The Library in the Sky

This is fairly phenomenal

It’s this guy who appears to have single-handedly created about 1400 educational videos – university level. Check out the list on that page… that’s utterly incredible. He’s quite good at teaching as well by the look of it – they’re understandable. If I had ten divisions of such men our troubles here would be over very quickly.

I’ve been thinking about sky libraries quite a lot recently – because that (among other things) is what the web is. It’s a Giant Library In The Sky.

And you know what the thing about libraries is? They’re a basic human right. They’re a cornerstone of civilisation… all information available to all people all of the time, is a basic human right. If you are a publisher, you don’t get to choose what goes into a library. Please… fuck off. That is not your decision – the ethos/sanctity of libraries is more important than the business/$$$ of publishers. Sorry, you’ll just have to find some other way to make money – like the rest of us have had to.

Which leaves us with some fairly tangly questions to answer – to do with where privacy starts, and libararyhood… takes over. Every human on earth has a god-given right to be able to access all information as soon as it is published. Just like they would if it was a bricks-and-mortar library. Once information is in the wild, it no longer belongs to anyone… not logically or morally. The law is retarded, and retarding – and held in utter contempt by everyone under the age of 25, and a fair few over. You (Douglas Rushkoff) may think you have a right to “own” what you publish… rather than (as you say) just “giving” it to the hive-mind… nice try, but that is not the environment you live in. Those are not the environmental conditions – and you can’t fight it without pouring a ton of money and energy into the guard-economy. You can’t fight it without making the web equivalent of the fascism that we saw at the G20 in Toronto this last few weeks

Information is inherently unownable – if you don’t like it, don’t create it… there are a couple of billion people more than happy to take your place. We are witnessing the biggest explosion in expressive-capability in human history, and legacy industries are a hindrance, rather than the sine qua non of creativity. We are here.

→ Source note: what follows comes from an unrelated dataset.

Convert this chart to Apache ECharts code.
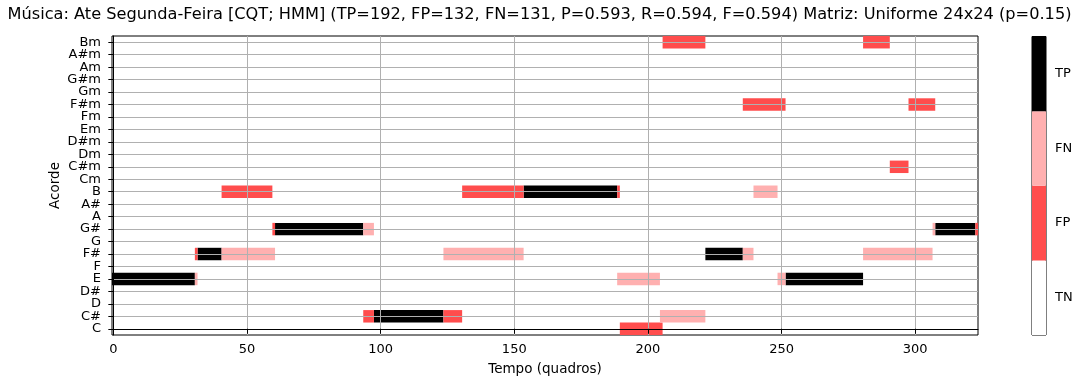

So… I think the library frame is a more useful starting point for the morality of information… than that of “theft” – because that clearly doesn’t work.

And when you see what Salman Khan has done – what he’s gifted to the world… how much this information / teaching would mean to someone… who doesn’t have access to education. It goes beyond (the symptom of a chronically broken system that is) philanthropy and is looking a whole lot more… Gandhi-like is too strong… I mean all he has done has given everything he knows to the rest of humanity. He hasn’t broken the British Empire… but still… …If I had ten divisions of such men our troubles here would be over very quickly.